神奈川県高等学校教育会館

クリーンエネルギーの実験装置の製作・研究の報告


クリーンエネルギー研究会
 
 風力発電装置と太陽光発電装置を組み合わせて、効率の高いクリーンエネルギー発生装置を製作し研究する。

風力発電
  1. 風力発電装置の方は完成して実験までこぎ着けましたが、予想通りの発電量が得られず、更に装置の改善が必要であることが判明しました。
    改善点1:低速回転数で予定する発電電力が得られる設計にすること。
    改善点2:手作りの風車なので回り始めの回転力が小さいため、相当風が強くならないと、回らないので風車の軽量化を図る。
    改善点3:持ち合わせの材料を使い風車を製作したため、効率が悪いので材料を吟味して風車効率を上げる。
    改善点4:初めから、大きな出力のものに拘らずに小型の風車で実験してみる必要があった。
    改善点5:風力が弱い状態で風車が回り始める工夫が必要であること。微風を感じ取り、風車に電動機等で始動トルクを与える機構を付加するともっと効率が良くなる。
    ・風力発電専用の発電機は高価格なので、予算をよく検討する必要がある。1台で8万円程度。
    ・今回は自動車用の発電機を使用して実験したが、やはり必要な回転数にするために歯車とチェーンを組み合わせたがまだ不十分でした。
    ・最高回転数で毎分1250回転程度しか得られず、発生電圧がやっと12Vでした。整流回路を通して直流の12Vを得るには、交流で14〜16V位必要である。今の発電機では1500〜1800回転が必要と思われる。
    ・歯車機構の部分と発電機の防錆対策として、アルミニウム板で覆いカバーを付けたところ風向き制御用の方向舵よりも大きくなり、制御がスムーズに出来なかった。
    ・これから風車の速度を測定して発電機の選定をしていきたい。
    ・小型発電機として自転車のハブ発電機を使って実験してみたが思ったよりも回り始めの必要回転力が大きく風車の設計を再検討する必要がある。
    ・自転車の車軸に装着している発電機なので小型の風車でダイレクトドライブ運転できると考えていたが大きな風車が必要であることが分かった。
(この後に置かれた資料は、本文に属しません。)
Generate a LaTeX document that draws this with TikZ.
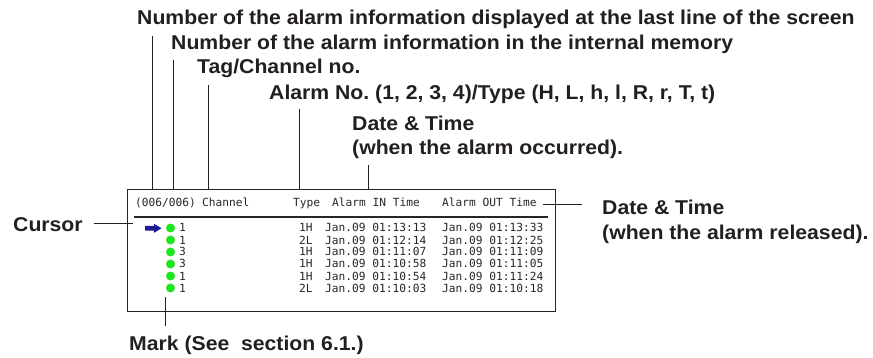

    今年度の初めの段階では風力発電の改良型を製作する予定でした。
    しかし、装置の保守点検、維持に相当な手間がかかること。
    後継者の育成に時間がかかること。
    設置場所が建物の屋上になるので、装置の取り外し組立が容易でないこと。
    したがって、風力発電については中型以下の一人で取扱が出来る大きさのものに変更する。
太陽光発電
  1. 太陽光発電装置は、電圧24V 電流7.5A(180W)のソーラーパネルを購入して実験をしました。
    (1) 直流24V電源として別系統補助電源として使用する。
    ・過充電を避けるためにレギュレーターを通してバッテリーに充電する。
    ・直流24V用の照明や送風機、ヒーター類の電源として使用する。
    (2)パネルの枚数を増やして96V(約100V) 7.5A(720W)として、直流交流変換装置を用いて交流の約100V電源として、汎用電気器具を使用する。
    直流−交流変換装置についてはトランジスタとシリコン半導体を使って制御回路を組み立てる。

 2年がかりの研究になりますが、途中アクシデントに見舞われました。
12月の強風により、タワーごと風力発電装置が倒れて風車のブレードが破損したので現在は休止している。
今後は、中型の風力発電機の製作に計画を変更して、メンテナンスフリー(一人で取扱が出来る大きさ)の風力発電機を完成させる。
 太陽光発電装置は、太陽を追いかけて360度回転する台座を製作して、固定設置の場合に比べて、発電効率を高める設計にも取り組みたいと考えています。
 将来的には、太陽光発電と風力発電とをドッキングさせて、さらに高効率のクリーンエネルギーの活用が出来る装置に仕上げたい。
 クリーンエネルギー時代 に合わせて、CO2削減の実証装置を教育現場に設置したい。

 完成・実用化に向けて、もう1年研究を続けたいと思います。